Peki DYK’ların açılma nedeni olan dershanelerin kapatılması fiilen uygulanabildi mi? Hayır. Çünkü varlık gerekçelerini ortadan kaldırmadan kurumları ortadan kaldırmanın mümkün olmadığı apaçık ortadaydı. Zira dershanelerin adı tedavülden kaldırılmakla birlikte farklı isimler altında aynı içeriğe sahip olan ve aynı işlevi gören kurumlar asla kaldırılamadı. Bu da beklenen bir sonuçtu.
Özgür Eğitim-Sen olarak, DYK’ların varlık nedenine dair sorgulamalarımızı ve uygulamadaki
eksikliklere dair eleştirilerimizi süreç boyunca yaptık. Ancak MEB yönetiminin hiçbir
gerekçe gösterme gereği bile duymadan önemsediği bir uygulamadan sessizce
azalta azalta vazgeçmesi izah edilemez. Tutarsız uygulamaları artık normal
görülmeye başlanan MEB’i yöneten rasyonel aklın işleyişinde ciddi bir sıkıntının
söz konusu olduğuna bu vesileyle tekrar dikkat çekiyoruz.
DYK’lar bünyesinde birtakım eksiklikler barındırıyor, işleyişinde sıkıntılar yaşanıyordu
fakat bunlar lokal düzenleme ve denetlemelerle giderilebilecek hususlardı.
Topyekün kaldırılarak öğretmen, öğrenci ve velilerin mağdur edilmesini
gerektirecek nitelikte bir sorun yoktu.
Yaşanan ekonomik kriz nedeniyle özel kurs ücretleri inanılmaz artmış durumda. Dar gelirli alt-orta sınıf ailelerin çocuklarını bu mecralara gönderebilme imkansız hale geldi. O yüzden bu aileler için okullarda açılan ücretsiz destekleme kursları çok önemliydi.
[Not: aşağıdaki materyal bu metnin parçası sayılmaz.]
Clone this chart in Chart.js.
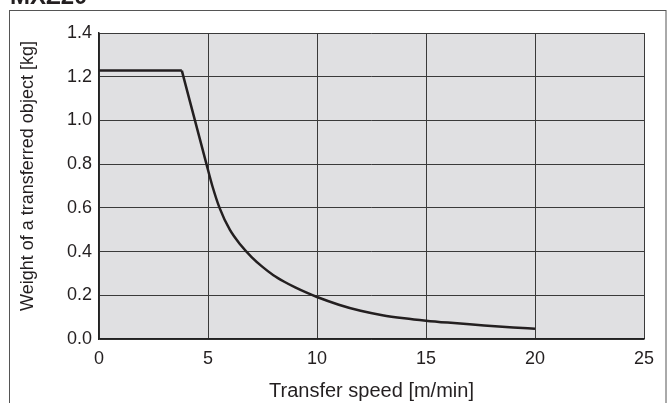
<!DOCTYPE html>
<html>
<head>
<meta charset="utf-8">
<script src="https://cdn.jsdelivr.net/npm/chart.js@4"></script>
<style>
  html, body { margin: 0; padding: 0; background: #fff; }
  #wrap { width: 672px; height: 403px; position: relative; }
</style>
</head>
<body>
<div id="wrap"><canvas id="myChart" width="672" height="403"></canvas></div>
<script>
	// 평탄 구간 (transfer speed, weight)
	const flatSpeed  = [0, 3.8];
	const flatWeight = [1.228, 1.228];

	// 감소 구간
	const dropSpeed  = [3.8, 4.93, 5.2, 5.53, 6.0, 6.5, 7.0, 7.5, 8.0, 8.5, 9.0, 9.5, 10, 11, 12, 13, 14, 15, 16, 17, 18, 19, 20];
	const dropWeight = [1.228, 0.80, 0.70, 0.60, 0.50, 0.43, 0.375, 0.33, 0.292, 0.262, 0.236, 0.213, 0.192, 0.157, 0.129, 0.109, 0.095, 0.084, 0.075, 0.067, 0.060, 0.053, 0.047];

	const xTicks = [0, 5, 10, 15, 20, 25];
	const yTicks = [0.0, 0.2, 0.4, 0.6, 0.8, 1.0, 1.2, 1.4];

	const chartTitle = 'MXZ20';
	const xTitle = 'Transfer speed [m/min]';
	const yTitle = 'Weight of a transferred object [kg]';

	const toPoints = (xs, ys) => xs.map((x, i) => ({ x: x, y: ys[i] }));

	const fontFamily = '"Liberation Sans", Arial, sans-serif';

	// 배경, 외곽 테두리, 상단 제목, y축 제목
	const framePlugin = {
		id: 'frame',
		beforeDraw(chart) {
			const { ctx, chartArea: a } = chart;
			ctx.save();
			ctx.fillStyle = '#e0e0e2';
			ctx.fillRect(a.left, a.top, a.right - a.left, a.bottom - a.top);
			ctx.strokeStyle = '#555';
			ctx.lineWidth = 1;
			ctx.strokeRect(9.5, 10.5, 656.5, 420);
			ctx.fillStyle = '#231f20';
			ctx.font = 'bold 24px ' + fontFamily;
			ctx.textBaseline = 'alphabetic';
			ctx.fillText(chartTitle, 10, 4);
			// y축 제목
			ctx.translate(33, 176);
			ctx.rotate(-Math.PI / 2);
			ctx.font = '18px ' + fontFamily;
			ctx.textAlign = 'center';
			ctx.fillText(yTitle, 0, 0);
			ctx.restore();
		}
	};

	const tickFont = { family: fontFamily, size: 18 };

	const ctx = document.querySelector('#myChart');
	const weightChart = new Chart(ctx, {
		type: 'line',
		data: {
			datasets: [
				{
					data: toPoints(flatSpeed, flatWeight),
					borderColor: '#231f20',
					borderWidth: 2.5,
					pointRadius: 0,
					tension: 0
				},
				{
					data: toPoints(dropSpeed, dropWeight),
					borderColor: '#231f20',
					borderWidth: 2.5,
					pointRadius: 0,
					cubicInterpolationMode: 'monotone'
				}
			]
		},
		options: {
			responsive: false,
			animation: false,
			events: [],
			layout: { padding: { left: 0, top: 33, right: 28, bottom: 0 } },
			plugins: {
				legend: { display: false },
				tooltip: { enabled: false }
			},
			scales: {
				x: {
					type: 'linear',
					min: 0,
					max: 25,
					afterFit: (s) => { s.height = 64; },
					afterBuildTicks: (s) => { s.ticks = xTicks.map(v => ({ value: v })); },
					grid: { color: '#3a3a3a', lineWidth: 1, drawTicks: false },
					border: { color: '#222', width: 1.5 },
					ticks: { color: '#231f20', font: tickFont, padding: 9 },
					title: { display: true, text: xTitle, color: '#231f20', font: { family: fontFamily, size: 20 }, padding: { top: 0, bottom: 0 } }
				},
				y: {
					min: 0,
					max: 1.4,
					afterFit: (s) => { s.width = 99; },
					afterBuildTicks: (s) => { s.ticks = yTicks.map(v => ({ value: v })); },
					grid: { color: '#3a3a3a', lineWidth: 1, drawTicks: false },
					border: { color: '#222', width: 1.5 },
					ticks: { color: '#231f20', font: tickFont, padding: 7, callback: (v) => Number(v).toFixed(1) }
				}
			}
		},
		plugins: [framePlugin]
	});
</script>
</body>
</html>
Bu durumu MEB yöneticilerinin görmediğini düşünmüyoruz.
O halde neden kaldırıyorlar ücretsiz kursları?
Nispeten fırsat eşitliği ilkesine hizmet eden ve en düşük gelirli memur grubuna indirgenen öğretmen için maddi katkı anlamına gelen DYK’ların kaldırılması gördüğümüz kadarıyla tamamen bütçe kısıtlamalarından kaynaklanıyor. Meselenin facia boyutu da burası. Oysa Sayıştay raporunda sert şekilde eleştirilen 30 milyar TL’lik ödenek üstü harcamada tasarrufa gidildiği takdirde tüm Türkiye’de kurslar için öğretmene ödenen miktarın yaklaşık 20 katından fazlası elde edilmiş olacaktır. Veya çeşitli saiklerle norm fazlası olarak atıl vaziyette olan 41 bin öğretmeni aktif hale getirerek buharlaşan 3 milyar TL’yi geri getirilebilir ki bu miktar kurslarda öğretmene ödenen ücretin tam iki katına tekabül ediyor. Ancak bunlar yapılırsa zülfüyâre dokunmak ve birilerinin ayağına basmak gerekecektir. O yüzden öğrenci, veli ve öğretmen için fayda üretebilecek bir uygulama hiçbir sebep göstermeksizin feda ediliyor ve fatura, sistemin ana unsurları olan öğretmen ve öğrenciye kesiliyor.